- Born: Sergey Nikolayevich Kravkov 23 November 1894 Saint Petersburg, Russian Empire
- Died: February 1942 (aged 47) Leningrad, USSR
- Education: Sea Cadet Corps (Saint Petersburg)
- Known for: hydrographer and Arctic explorer
- Awards: Russian Empire: Order of Saint Anna 4th Class (1914)
- Scientific career
- Fields: hydrography

= Sergey Kravkov (explorer) =

Sergey Nikolayevich Kravkov (Серге́й Николае́вич Кравко́в; 23 November 1894 – February 1942) was a Soviet hydrographer and Arctic explorer.

== Biography ==
Sergey Nikolayevich Kravkov was born on 23 November 1894 in Saint Petersburg into the family of a prominent Russian pharmacologist Nikolai Kravkov (1865–1924) and his wife Olga Yevstafyevna, née Bogdanovskaya (1868–1942), daughter of an outstanding Russian surgeon Yevstafi Bogdanovsky. He spent his childhood with his parents in Germany and Austria-Hungary, and after their separation in 1898 lived with his mother in Odessa.

In 1909–1914 Kravkov studied at the Sea Cadet Corps in Saint Petersburg. After graduation he was made a midshipman.

During World War I Kravkov served in the Black Sea Fleet. In the battle of Cape Sarych on 18 November 1914 against German battlecruiser SMS Goeben and light cruiser SMS Breslau he adjusted the artillery fire of the battleship Tri Sviatitelia. During the battle Kravkov made sketches in water color, published in the magazine Morskoi sbornik (issue no 11 of 1915).

In 1917 Lieutenant Kravkov completed navigation courses in Sevastopol and obtained the rank of Navigator First Class. In 1918 he was transferred to the Odessa Hydrographic Department. In November 1919 he set out from Odessa to Vladivostok on the transport ship Iyerusalim. In Vladivostok he sided with the Red Army. During the Japanese intervention in Siberia he went underground.

In October 1922 Kravkov was appointed Flag Officer Navigator at the Far East Navy Headquarters. Following its reorganization in 1923 he was sent to Omsk to the Board of Security of Navigation in the Kara Sea (Ubekosibir).

In 1923–1926 Kravkov explored the polar seas as part of the Ubekosibir expeditions. In 1930 he obtained a diploma as a deep sea navigator. In 1930–1932 he carried out hydrographic work in the Taz Estuary and the Gulf of Ob. He made sketches for the first pilot chart of the Gulf of Ob.

After 1932 Kravkov specializined in astronomic work on the Northern Sea Route. His astronomical points in the Minina Skerries, Gydanskaya Guba, and on the East Siberian Sea coast long formed the basis of the maps of those areas.
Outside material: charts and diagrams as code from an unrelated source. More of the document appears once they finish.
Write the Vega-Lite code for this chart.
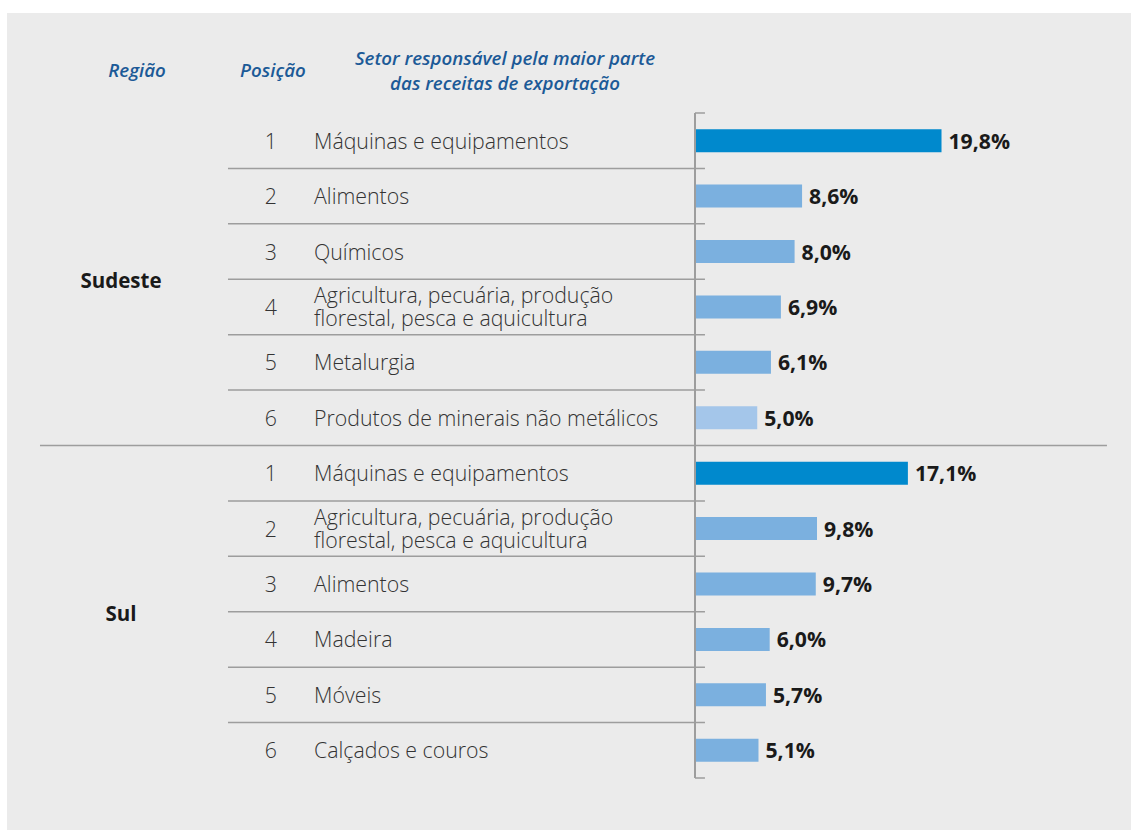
{
  "$schema": "https://vega.github.io/schema/vega-lite/v6.json",
  "width": 1131,
  "height": 830,
  "autosize": {"type": "fit", "contains": "padding"},
  "padding": {"left": 7, "top": 13, "right": 0, "bottom": 0},
  "background": "#ffffff",
  "config": {"view": {"fill": "#ebebeb", "stroke": null}, "font": "Open Sans"},
  "datasets": {
    "rows": [
      {"key": "Sudeste 1", "region": "Sudeste", "rank": 1, "sector": "Máquinas e equipamentos", "pct": 19.8},
      {"key": "Sudeste 2", "region": "Sudeste", "rank": 2, "sector": "Alimentos", "pct": 8.6},
      {"key": "Sudeste 3", "region": "Sudeste", "rank": 3, "sector": "Químicos", "pct": 8.0},
      {"key": "Sudeste 4", "region": "Sudeste", "rank": 4, "sector": "Agricultura, pecuária, produção\nflorestal, pesca e aquicultura", "pct": 6.9},
      {"key": "Sudeste 5", "region": "Sudeste", "rank": 5, "sector": "Metalurgia", "pct": 6.1},
      {"key": "Sudeste 6", "region": "Sudeste", "rank": 6, "sector": "Produtos de minerais não metálicos", "pct": 5.0},
      {"key": "Sul 1", "region": "Sul", "rank": 1, "sector": "Máquinas e equipamentos", "pct": 17.1},
      {"key": "Sul 2", "region": "Sul", "rank": 2, "sector": "Agricultura, pecuária, produção\nflorestal, pesca e aquicultura", "pct": 9.8},
      {"key": "Sul 3", "region": "Sul", "rank": 3, "sector": "Alimentos", "pct": 9.7},
      {"key": "Sul 4", "region": "Sul", "rank": 4, "sector": "Madeira", "pct": 6.0},
      {"key": "Sul 5", "region": "Sul", "rank": 5, "sector": "Móveis", "pct": 5.7},
      {"key": "Sul 6", "region": "Sul", "rank": 6, "sector": "Calçados e couros", "pct": 5.1}
    ]
  },
  "data": {"name": "rows"},
  "encoding": {
    "y": {
      "field": "key",
      "type": "nominal",
      "axis": null,
      "scale": {
        "domain": ["h", "Sudeste 1", "Sudeste 2", "Sudeste 3", "Sudeste 4", "Sudeste 5", "Sudeste 6", "Sul 1", "Sul 2", "Sul 3", "Sul 4", "Sul 5", "Sul 6"],
        "range": [44.58, 765],
        "paddingInner": 0,
        "paddingOuter": 0
      }
    }
  },
  "layer": [
    {
      "mark": {"type": "bar", "size": 23},
      "encoding": {
        "x": {"field": "pct", "type": "quantitative", "axis": null, "scale": {"domain": [-55.26, 35.02], "nice": false, "zero": false}},
        "x2": {"datum": 0},
        "color": {
          "condition": [
            {"test": "datum.rank == 1", "value": "#0089cd"},
            {"test": "datum.region == 'Sudeste' && datum.rank == 6", "value": "#a4c6ea"}
          ],
          "value": "#7bb0df"
        }
      }
    },
    {
      "transform": [{"calculate": "replace(format(datum.pct, '.1f'), '.', ',') + '%'", "as": "lbl"}],
      "mark": {"type": "text", "align": "left", "baseline": "middle", "dx": 7, "dy": 2, "fontSize": 21.2, "fontWeight": "bold", "color": "#1a1a1a"},
      "encoding": {
        "x": {"field": "pct", "type": "quantitative"},
        "text": {"field": "lbl"}
      }
    },
    {
      "transform": [{"filter": "indexof(datum.sector, '\\n') < 0"}],
      "mark": {"type": "text", "align": "left", "baseline": "middle", "dy": 2, "fontSize": 21.3, "fontWeight": 300, "color": "#333333"},
      "encoding": {
        "x": {"datum": -30.6},
        "text": {"field": "sector"}
      }
    },
    {
      "transform": [{"filter": "indexof(datum.sector, '\\n') >= 0"}],
      "mark": {"type": "text", "align": "left", "baseline": "middle", "dy": -9.5, "fontSize": 21.3, "fontWeight": 300, "color": "#333333", "lineBreak": "\n", "lineHeight": 23},
      "encoding": {
        "x": {"datum": -30.6},
        "text": {"field": "sector"}
      }
    },
    {
      "mark": {"type": "text", "align": "center", "baseline": "middle", "dy": 2, "fontSize": 21.3, "fontWeight": 300, "color": "#333333"},
      "encoding": {
        "x": {"datum": -34.06},
        "text": {"field": "rank"}
      }
    },
    {
      "transform": [{"filter": "datum.rank == 4"}],
      "mark": {"type": "text", "align": "center", "baseline": "middle", "dy": 3, "fontSize": 20.5, "fontWeight": "bold", "color": "#1a1a1a"},
      "encoding": {
        "x": {"datum": -46.1},
        "y": {"field": "key", "type": "nominal", "bandPosition": 0},
        "text": {"field": "region"}
      }
    },
    {
      "transform": [{"filter": "datum.rank > 1"}],
      "mark": {"type": "rule", "color": "#9d9d9d", "strokeWidth": 1.5},
      "encoding": {
        "x": {"datum": -37.51},
        "x2": {"datum": 0.8},
        "y": {"field": "key", "type": "nominal", "bandPosition": 0}
      }
    },
    {
      "transform": [{"filter": "datum.region == 'Sul' && datum.rank == 1"}],
      "mark": {"type": "rule", "color": "#9d9d9d", "strokeWidth": 1.5},
      "encoding": {
        "x": {"datum": -52.61},
        "x2": {"datum": 33.09},
        "y": {"field": "key", "type": "nominal", "bandPosition": 0}
      }
    },
    {
      "transform": [{"filter": "datum.region == 'Sudeste' && datum.rank == 1"}],
      "mark": {"type": "rule", "color": "#9d9d9d", "strokeWidth": 1.5},
      "encoding": {
        "x": {"datum": 0},
        "x2": {"datum": 0.8},
        "y": {"field": "key", "type": "nominal", "bandPosition": 0}
      }
    },
    {
      "transform": [{"filter": "datum.region == 'Sul' && datum.rank == 6"}],
      "mark": {"type": "rule", "color": "#9d9d9d", "strokeWidth": 1.5},
      "encoding": {
        "x": {"datum": 0},
        "x2": {"datum": 0.8},
        "y": {"field": "key", "type": "nominal", "bandPosition": 1}
      }
    },
    {
      "mark": {"type": "rule", "color": "#9d9d9d", "strokeWidth": 2},
      "encoding": {
        "x": {"datum": 0},
        "y": {"field": "key", "type": "nominal", "bandPosition": 0},
        "y2": {"field": "key", "bandPosition": 1}
      }
    },
    {
      "data": {"values": [{"key": "h", "label": "Região"}]},
      "mark": {"type": "text", "align": "center", "baseline": "middle", "dy": -14, "fontSize": 18.7, "fontStyle": "italic", "fontWeight": 600, "color": "#1c5a97"},
      "encoding": {"x": {"datum": -44.82}, "text": {"field": "label"}}
    },
    {
      "data": {"values": [{"key": "h", "label": "Posição"}]},
      "mark": {"type": "text", "align": "center", "baseline": "middle", "dy": -14, "fontSize": 18.7, "fontStyle": "italic", "fontWeight": 600, "color": "#1c5a97"},
      "encoding": {"x": {"datum": -33.9}, "text": {"field": "label"}}
    },
    {
      "data": {"values": [{"key": "h", "label": "Setor responsável pela maior parte\ndas receitas de exportação"}]},
      "mark": {"type": "text", "align": "center", "baseline": "middle", "dy": -26.5, "fontSize": 18.7, "fontStyle": "italic", "fontWeight": 600, "color": "#1c5a97", "lineBreak": "\n", "lineHeight": 25},
      "encoding": {"x": {"datum": -15.26}, "text": {"field": "label"}}
    }
  ]
}
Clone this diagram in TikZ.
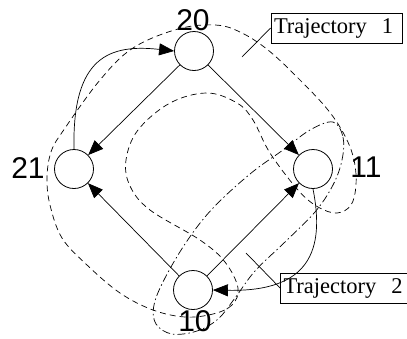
\documentclass[tikz,border=0pt]{standalone}
\usepackage{fontspec}
\setmainfont{Liberation Serif}
\newfontfamily\digitfont{Liberation Sans}
\usetikzlibrary{arrows.meta}
\begin{document}
\begin{tikzpicture}[x=1pt,y=-1pt,
  state/.style={circle,draw,line width=0.8pt,minimum size=39pt,inner sep=0pt},
  lbl/.style={inner sep=0pt,font=\digitfont\fontsize{30}{32}\selectfont},
  trans/.style={line width=0.7pt,-{Triangle[length=15pt,width=12pt]}},
  trajA/.style={line width=0.7pt,dash pattern=on 6pt off 4pt},
  trajB/.style={line width=0.7pt,dash pattern=on 8pt off 3pt on 1.5pt off 3pt},
  tbox/.style={draw,line width=0.8pt,minimum height=30pt,inner xsep=3pt,inner ysep=0pt,text width=125pt,align=left,font=\fontsize{22.5}{24}\selectfont},
  leader/.style={line width=0.7pt}]
\useasboundingbox (0,0) rectangle (407,338);

% states
\node[state] (n20) at (194,51) {};
\node[state] (n21) at (74,169) {};
\node[state] (n11) at (313,169) {};
\node[state] (n10) at (193,290) {};

% labels
\node[lbl] (l20) at (193,20) {20};
\node[lbl] (l21) at (28,168) {21};
\node[lbl] (l11) at (366,167) {11};
\node[lbl] (l10) at (195,321.5) {10};

% transitions
\draw[trans] (n20) -- (n21);
\draw[trans] (n20) -- (n11);
\draw[trans] (n10) -- (n21);
\draw[trans] (n10) -- (n11);
\draw[trans] (n21.north) .. controls (72,56) and (110,44) .. (n20.west);
\draw[trans] (n11.south) .. controls (325,250) and (310,292) .. (n10.east);

% trajectory 1 (dashed)
\draw[trajA] plot[smooth cycle,tension=0.6] coordinates {
 (47,178) (51,152) (63,131) (100,80) (133,48) (178,29) (215,25) (240,32)
 (268,50) (300,80) (328,110) (345,136) (354,160) (356,185) (351,205) (337,213)
 (318,207) (298,190) (270,153) (253,120) (237,103) (207,93) (170,103) (138,130)
 (126,160) (130,186) (150,210) (200,240) (225,262) (238,288) (232,305) (213,314)
 (185,317) (153,310) (120,293) (87,265) (62,238) (50,205)};

% trajectory 2 (dash-dot)
\draw[trajB] plot[smooth cycle,tension=0.6] coordinates {
 (333,122) (343,137) (342,160) (333,185) (315,212) (285,242) (255,271) (235,298)
 (218,319) (197,331) (172,334) (156,324) (154,305) (165,278) (187,241) (213,208)
 (250,174) (283,150) (310,130)};

% legend boxes
\node[tbox] (b1) at (336.5,28) {Trajectory~~1};
\node[tbox,text width=121pt] (b2) at (344,288) {Trajectory~~2};
\coordinate (c1) at (242,57);
\coordinate (c2) at (246,253);
\draw[leader] (b1.west) -- (c1);
\draw[leader] (b2.west) -- (c2);
\end{tikzpicture}
\end{document}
In the intervals between his navigation work Sergey Kravkov taught a shipbuilding course at the Omsk Water College. He was also in charge of a hydrometric station on the Irtysh waterway.

During supervision of the delta of the Lena in winter 1940 Kravkov had his feet and hands severely frostbitten. He was sent to Tiksi settlement hospital. The doctors saved his life, but his hands and feet had to be amputated.

Being an invalid, Sergey Kravkov moved to Leningrad where his mother and sister lived. From April to October 1941 he worked in the archives of the Hydrographic Department of the Chief Directorate of the Northern Sea Route (Glavsevmorput). Kravkov refused to be evacuated from besieged Leningrad, hoping for its early liberation. He died of malnutrition, together with his mother and sister. in February 1942. Kravkov and his relatives were buried in the Serafimovskoye Cemetery, although the exact location of their grave is unknown.

== Honours ==
Kravkov's name was given to one of the biggest of the Mona Islands in the Kara Sea. This name was given to the island in 1933 by the Soviet hydrographer Vsevolod Vorobyev who first measured its exact position.

In 1974 a hydrographic vessel ordered by the USSR was launched in Finland. Named Sergey Kravkov, it is currently owned by the
Russian Ministry of Transport's Federal State Unitary Enterprise Gidrograficheskoye predpriyatiye. The vessel's port of registration is Arkhangelsk.

=== Awards ===
Russian Empire:
- Order of Saint Anna 4th Class (1914)

== Family ==
In 1920 Sergey Kravkov married Antonina Aleksandrovna Charayeva, a widow. The family had three stepchildren.

==See also==
- Russian Hydrographic Service

== Selected bibliography (Russian) ==
- Бой 5-го ноября 1914 года у мыса Сарыч ( по рассказам участников и опубликованным данным) // Морской сборник. – 1915. – №11. – С. 1-5.
- Кравков С.Н. Определение секстантом азимута земного предмета / С.Н. Кравков // Северный морской путь: сб. статей по гидрографии и мореплаванию. – Л.: Изд-во Главсевморпути, 1937. – Т.6. – С. 11-20.